It makes sense to visit some places over and over again because somehow you can never retain their full glory in your recollections for very long. Their splendor tends to spill over your carefully created memory banks and all you are left with is a constant longing to return.
Remnants of Mughal architecture in Lahore are examples of such glorious masterpieces. Whether one agrees or disagrees with the political standing of the rulers, the Mughal aesthetic has the desired effect on each and every one who experiences it.
To understand this magical sense of wonder, set out on a walk through Emperor Shah Jehan’s Shalamar Gardens. Even though the three-tiered mega structure’s beauty would be enough to grant it a unique value in its own right, there are other reasons to add to its fabled fame. Its construction time is said to be a record short period of one year, five months and four days between 1641 and 1642 AD. Then there is an intricate network of fountains and waterworks, which is a marvel of underground irrigation working simply on gravitational mechanics. This is a feat that still has researchers in awe.

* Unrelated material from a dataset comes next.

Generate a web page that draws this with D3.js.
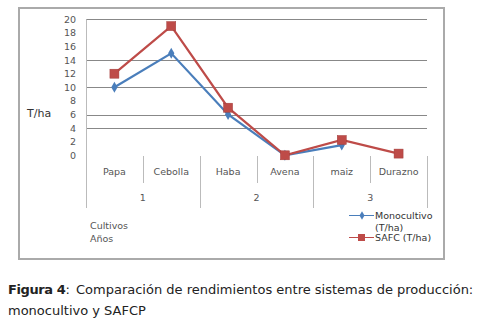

As you enter through the massive red brick walls that stand tall and proud like a guard over a treasure of immense value, you are greeted by an expanse of lush green grounds on both sides of brick paved paths littered with fountains. A hundred and five fountains to be exact. This is the first of three levels of the Gardens. It is called Farah Baksh, which means Bestower of Pleasure.
The mesmerizing flow of water from these fountains in a symmetrical pattern that you cannot comprehend at a single glance, guides you towards the pavilion parked at an apparent edge. As you reach the pavilion, a frenzied whirl of cool breeze even in the sweltering summer heat will surprise you as your eyes take into account the beautiful marble pool located in the center of the second tier of the gardens. This is the view reserved for the Empress and her party in the days of Mughal Glory. The top terrace was meant for the ladies of the Royal household.
Water flows underneath the terrace on a marble wall mimicking a waterfall leading down to the second step of the Garden. It makes a noise like the pitter-patter of monsoon rain and is appropriately labeled the ‘Sawan Bhadoun’, which is one out of a total of 5 water cascades. In the center of the pool, rests a marble throne. Imagination simply takes its own course from this point as you inevitably try to remember a forgotten memory of a hundred and fifty two running fountains, an emperor in all his bejeweled splendor, seated in the center of a pool and pavilions on both ends housing groups of royal guests, entertainers and emissaries. The ‘Aiwaan’ is set on the second terrace, called Faiz Baksh. It means the Bestower of Goodness.
Over the edge of this lies the third and lowest terrace of the Shalamar Gardens, led into by beautiful ‘Chinikhanas’, which are styled arches, in a marble wall, made for lighting oil lamps. The intent is to make light dance of the reflective water pools. This last tier is called Hayat Baksh, meaning the Bestower of Life and in division of land, it is a replica of the top most tier of the Garden.
The complete architectural intricacies of the Shalamar Gardens have been a subject of intense research and historians and architects alike continue to pen books and research papers on the subject. It is more or less agreed that Emperor Shah Jehan aimed to create a reminiscence of the Kashmiri hills, waterfalls and flora in the plains of Lahore with this Garden. The symmetry and order, alongside choice of construction materials, were also symbolic as with so many other architectural marvels of the era.
For those not interested in the fine details of architecture, the drama and romance of the gardens seems to know no bounds. As one floats through the terraces in a trance like state, there is a constant urge to try and fathom what it must be like to live surrounded by such ethereal beauty. Fruit bearing trees, flowering plants and shrubberies grace the surrounding green fields. The trees are home to an array of birds and if one sits on the benches and waits, the resident parrots can be seen carrying their ancestors’ colors, still bright and vivid like the memories of the Garden walls.
Quiet and peaceful, the Shalamar Gardens rest like a jewel of Paradise, hidden away and held in place by towering walls. While the city of Lahore bustles and whistles at its manic pace right outside, inside, the wind carries music and laughter from old days. Tales of brilliance and majesty get retold with great aplomb to all visitors, new and old alike.
“Gulzaar-e-Hast-o-Bood Na Begaana Waar Dekh!
Hai Dekhne Ki Cheez Ise Bar Bar Dekh!”
(Do not look at the garden of existence like a stranger!
It is a thing worth looking at, look at it again and again).